──────── Records provided ────────

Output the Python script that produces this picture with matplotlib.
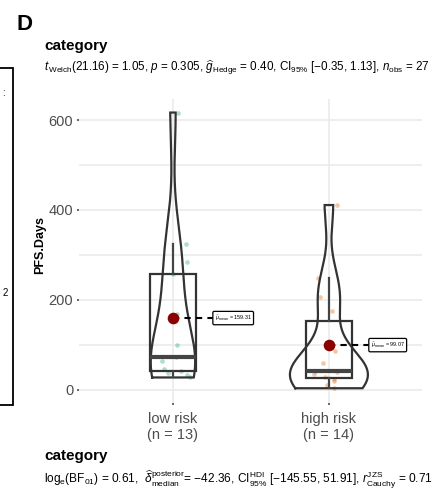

────────
──────── Records provided ────────

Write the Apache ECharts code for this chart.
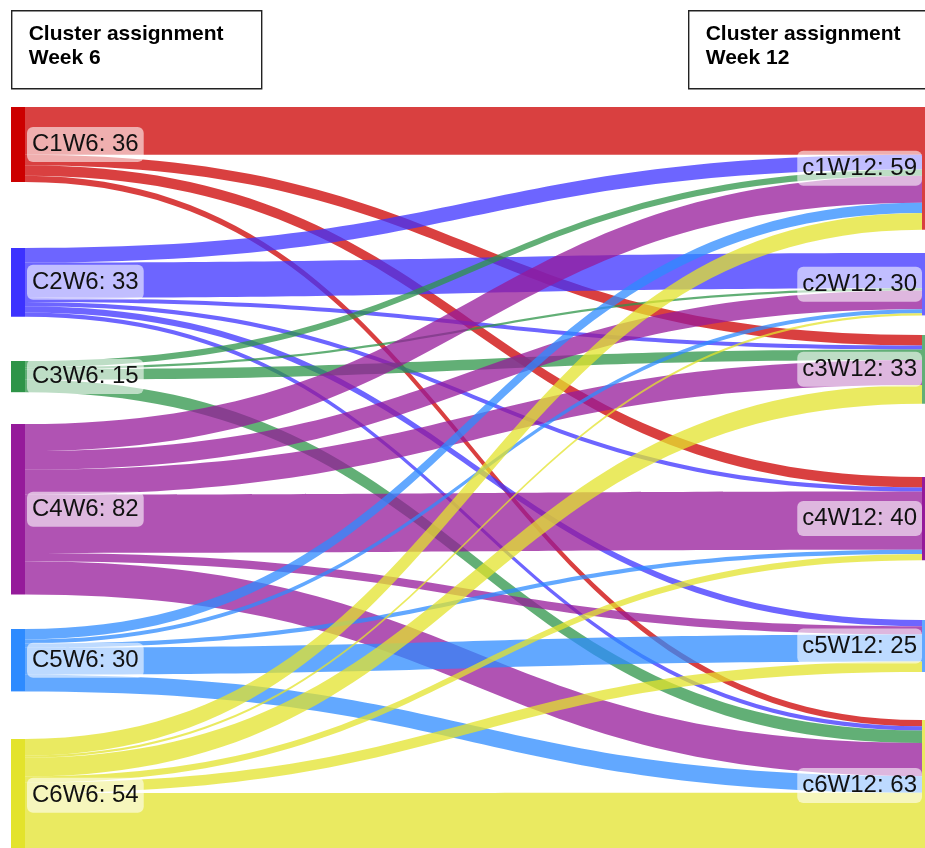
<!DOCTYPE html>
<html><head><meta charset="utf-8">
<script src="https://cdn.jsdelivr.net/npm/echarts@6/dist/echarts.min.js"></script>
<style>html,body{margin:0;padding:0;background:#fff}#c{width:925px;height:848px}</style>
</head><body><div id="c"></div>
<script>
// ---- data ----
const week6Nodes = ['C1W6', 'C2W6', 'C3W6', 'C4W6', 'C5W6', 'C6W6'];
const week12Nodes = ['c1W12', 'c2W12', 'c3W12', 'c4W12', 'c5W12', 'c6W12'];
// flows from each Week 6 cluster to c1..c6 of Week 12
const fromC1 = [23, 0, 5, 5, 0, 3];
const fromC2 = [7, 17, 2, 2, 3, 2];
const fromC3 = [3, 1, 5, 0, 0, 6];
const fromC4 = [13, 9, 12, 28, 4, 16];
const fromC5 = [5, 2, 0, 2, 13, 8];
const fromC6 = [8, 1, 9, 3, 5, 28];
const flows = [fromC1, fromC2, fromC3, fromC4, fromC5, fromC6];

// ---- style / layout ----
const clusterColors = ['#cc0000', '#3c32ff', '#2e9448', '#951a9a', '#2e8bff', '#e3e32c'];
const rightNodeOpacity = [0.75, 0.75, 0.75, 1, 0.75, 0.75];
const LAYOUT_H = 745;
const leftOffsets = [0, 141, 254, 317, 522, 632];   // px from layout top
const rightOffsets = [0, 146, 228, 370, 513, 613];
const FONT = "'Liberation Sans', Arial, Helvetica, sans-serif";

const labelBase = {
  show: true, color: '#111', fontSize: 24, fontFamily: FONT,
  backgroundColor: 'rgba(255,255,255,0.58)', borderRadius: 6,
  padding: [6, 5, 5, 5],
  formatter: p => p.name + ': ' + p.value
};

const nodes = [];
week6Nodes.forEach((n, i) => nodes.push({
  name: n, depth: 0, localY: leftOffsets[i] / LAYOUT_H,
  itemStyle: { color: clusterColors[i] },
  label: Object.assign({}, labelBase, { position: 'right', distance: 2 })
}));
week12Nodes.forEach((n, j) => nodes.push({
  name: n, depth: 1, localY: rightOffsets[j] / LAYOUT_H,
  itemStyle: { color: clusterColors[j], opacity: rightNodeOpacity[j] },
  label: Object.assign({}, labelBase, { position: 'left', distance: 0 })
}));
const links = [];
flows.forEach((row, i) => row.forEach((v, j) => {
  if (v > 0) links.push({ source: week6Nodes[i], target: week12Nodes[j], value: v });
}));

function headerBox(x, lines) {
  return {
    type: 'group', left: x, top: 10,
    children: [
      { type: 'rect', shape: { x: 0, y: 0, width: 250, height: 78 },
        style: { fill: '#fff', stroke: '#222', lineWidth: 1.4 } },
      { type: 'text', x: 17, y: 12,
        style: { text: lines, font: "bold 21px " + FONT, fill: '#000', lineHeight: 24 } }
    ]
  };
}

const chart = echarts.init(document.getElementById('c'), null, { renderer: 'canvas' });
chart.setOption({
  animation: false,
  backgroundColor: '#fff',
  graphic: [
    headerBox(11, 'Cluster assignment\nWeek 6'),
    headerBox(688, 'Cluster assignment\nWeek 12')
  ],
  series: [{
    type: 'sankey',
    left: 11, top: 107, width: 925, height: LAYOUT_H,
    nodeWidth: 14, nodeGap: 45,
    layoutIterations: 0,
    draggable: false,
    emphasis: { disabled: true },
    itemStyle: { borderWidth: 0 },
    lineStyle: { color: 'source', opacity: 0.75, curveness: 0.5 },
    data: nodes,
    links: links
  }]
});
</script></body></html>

────────
──────── Records provided ────────

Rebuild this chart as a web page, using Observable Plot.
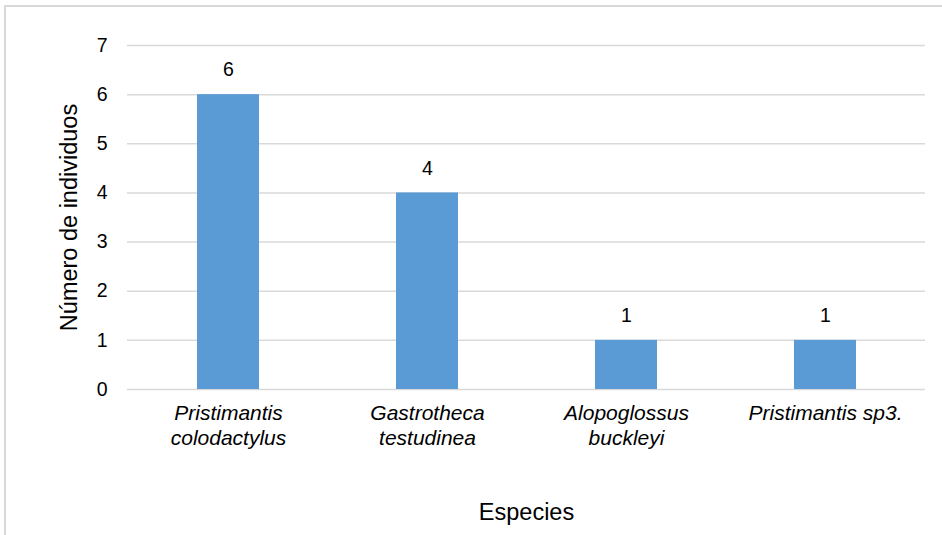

────────

- Exercise goal
The word "this" may turn up on some lines of these records; say how many, with no other words.

- Solved exercise
3